Duas fontes medievais detalharam esse sistema. Uma delas é um trabalho anônimo, Romana computatio (c. 688), um catálogo de 1 a 1.000.000 (Bruce, 2007: 57). Com base nele, no século seguinte (c. 725), São Beda escreveria a parte inicial de De temporum ratione, parte de sua discussão sobre o cálculo da data em que cairia a Páscoa a cada ano. O nome de Beda, ou Venerável Beda (?672-731) é uma constante nos panoramas sobre os estudos gramaticais na Idade Média. Sua obra, porém, se estende por diferentes áreas.

Números de 1 a 99
(extraído de Turner, 1951)

É justamente Beda que propõe utilizar esse sistema numérico como um alfabeto manual, que poderia ser útil, por exemplo, como meio de avisar um amigo rodeado de inimigos para que tivesse cautela (caute age): cada letra equivaleria ao número de sua posição na ordem alfabética:

“Por exemplo, se deseja avisar um amigo que está entre inimigos que aja com cautela mostra os dedos para 3, 1 e 20 [i. e., cau]; 19 e 5 [i. e., te] e 1,7 e 5 [i. e., age]; nesta ordem as letras significam tenha cuidado‘.

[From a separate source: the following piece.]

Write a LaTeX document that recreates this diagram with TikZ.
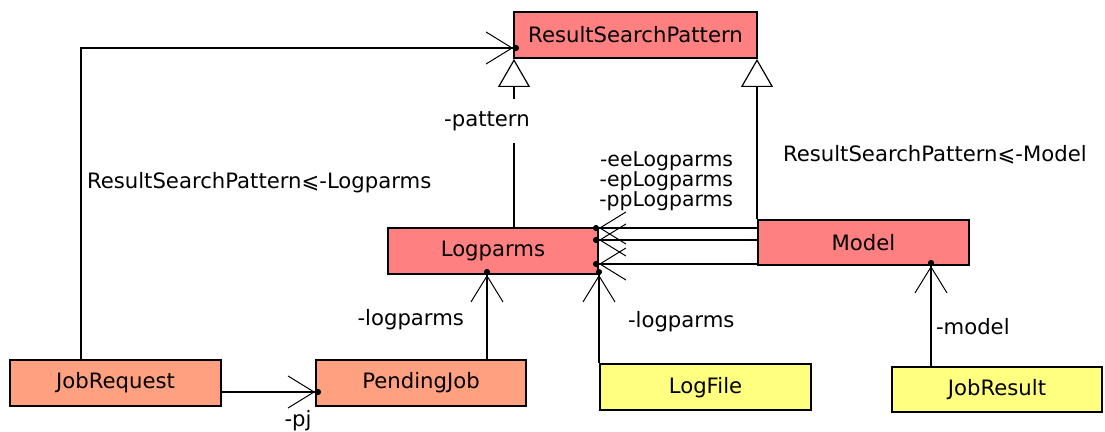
\documentclass[tikz,border=0pt]{standalone}
\usepackage{fontspec}
\setmainfont{DejaVu Sans}
\usetikzlibrary{arrows.meta}

\definecolor{clsred}{RGB}{255,128,128}
\definecolor{clsorange}{RGB}{255,160,128}
\definecolor{clsyellow}{RGB}{255,255,128}
\newcommand{\tightlines}{\fontsize{10.2}{10}\selectfont\lineskiplimit=-20pt\relax\lineskip=0pt\relax}

\begin{document}
\begin{tikzpicture}[x=0.5pt,y=-0.5pt,line width=1pt,font=\fontsize{10.6}{11}\selectfont]
 \tikzstyle{classbox} = [draw,rectangle,minimum width=105pt,minimum height=23pt,inner sep=0]
 \tikzstyle{assoc} = [draw,-{Straight Barb[length=13pt,width=16pt,line width=0.5pt] Circle[length=3pt,sep=-3pt]}]
 \tikzstyle{gen} = [draw,-{Triangle[open,fill=white,length=14pt,width=16pt,line width=0.6pt]}]
 \tikzstyle{lbl} = [inner sep=1pt]
 \useasboundingbox (0,0) rectangle (1105,432);

 % classes
 \node[classbox,fill=clsred,minimum width=121.5pt] (rsp) at (635.5,35) {ResultSearchPattern};
 \node[classbox,fill=clsred] (logparms) at (493,251) {Logparms};
 \node[classbox,fill=clsred,minimum width=105.5pt,minimum height=22.5pt] (model) at (863.5,242.5) {Model};
 \node[classbox,fill=clsorange,minimum width=105.5pt] (jobrequest) at (115.5,383) {JobRequest};
 \node[classbox,fill=clsorange] (pendingjob) at (421,383) {PendingJob};
 \node[classbox,fill=clsyellow,minimum width=105.5pt] (logfile) at (705.5,387.5) {LogFile};
 \node[classbox,fill=clsyellow,minimum height=22.5pt] (jobresult) at (997,389.5) {JobResult};

 % generalizations
 \draw[gen] (logparms.north -| 514,0) -- (rsp.south -| 514,0);
 \node[lbl,fill=white,inner ysep=6pt] (lblpattern) at (487,121) {-pattern};
 \draw[gen] (model.north west) -- (rsp.south -| model.north west);
 \node[lbl,anchor=west] (lblmodelrsp) at (780,155) {ResultSearchPattern⩽-Model};

 % associations
 \draw[assoc] (jobrequest.north -| 81,0) |- (rsp.west |- 0,48);
 \node[lbl,anchor=west] (lbljobrsp) at (84,183) {ResultSearchPattern⩽-Logparms};

 \draw[assoc] (model.west |- 0,228) -- (logparms.east |- 0,228);
 \draw[assoc] (model.west |- 0,240) -- (logparms.east |- 0,240);
 \draw[assoc] (model.west |- 0,264) -- (logparms.east |- 0,264);
 \node[lbl,anchor=east,align=right,font=\tightlines] (lblthree) at (736,181)
  {-eeLogparms\\-epLogparms\\-ppLogparms};

 \draw[assoc] (logfile.north west) -- (logparms.south -| logfile.north west);
 \node[lbl,anchor=west] (lbllogfile) at (625,322) {-logparms};

 \draw[assoc] (pendingjob.north -| 487,0) -- (logparms.south -| 487,0);
 \node[lbl,anchor=east] (lblpending) at (467,320) {-logparms};

 \draw[assoc] (jobrequest.east |- 0,392) -- (pendingjob.west |- 0,392);
 \node[lbl] (lblpj) at (298,421) {-pj};

 \draw[assoc] (jobresult.north -| 931,0) -- (model.south -| 931,0);
 \node[lbl,anchor=west] (lblmodel) at (933,327) {-model};
\end{tikzpicture}
\end{document}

[Verbi gratia, si amicum inter insidiatores positum ut caute se agat admonere desideras, iii, et i, et xx, et xix, et v, et i, et vii, et v, digitis ostende; huius namque ordinis literae, ‘caute age,’ significant.’’ Apud Bruce, 2007: 59n22).

A correspondência entre letras e uma posição numérica não era nova; a ideia de uso dessa relação para a comunicação sem o uso da voz é que parece ter sido inovadora. Embora desajeitada.


Referências

BRUCE, Scott G. 2007. Silence and sign language in medieval monasticism: The cluniac tradition c. 900-1200. Cambridge: Cambridge University Press.

QUINTILIANO. Instituição oratória. Ed. em latim e português. Trad., apresent. e notas Bruno Fregni Basseto. Campinas. Ed. Unicamp. 2015-2016.

TURNER, J. Hilton. 1951. Roman Elementary Mathematics the Operations. The Classical Journal, 47 (2): 63-74+106-108. Nov., 1951.

WILLIAMS, Burma P. & WILLIAMS, Richard S. 1995. Finger Numbers in the Greco-Roman World and the Early Middle Ages. Isis, 86 (4): 587-608.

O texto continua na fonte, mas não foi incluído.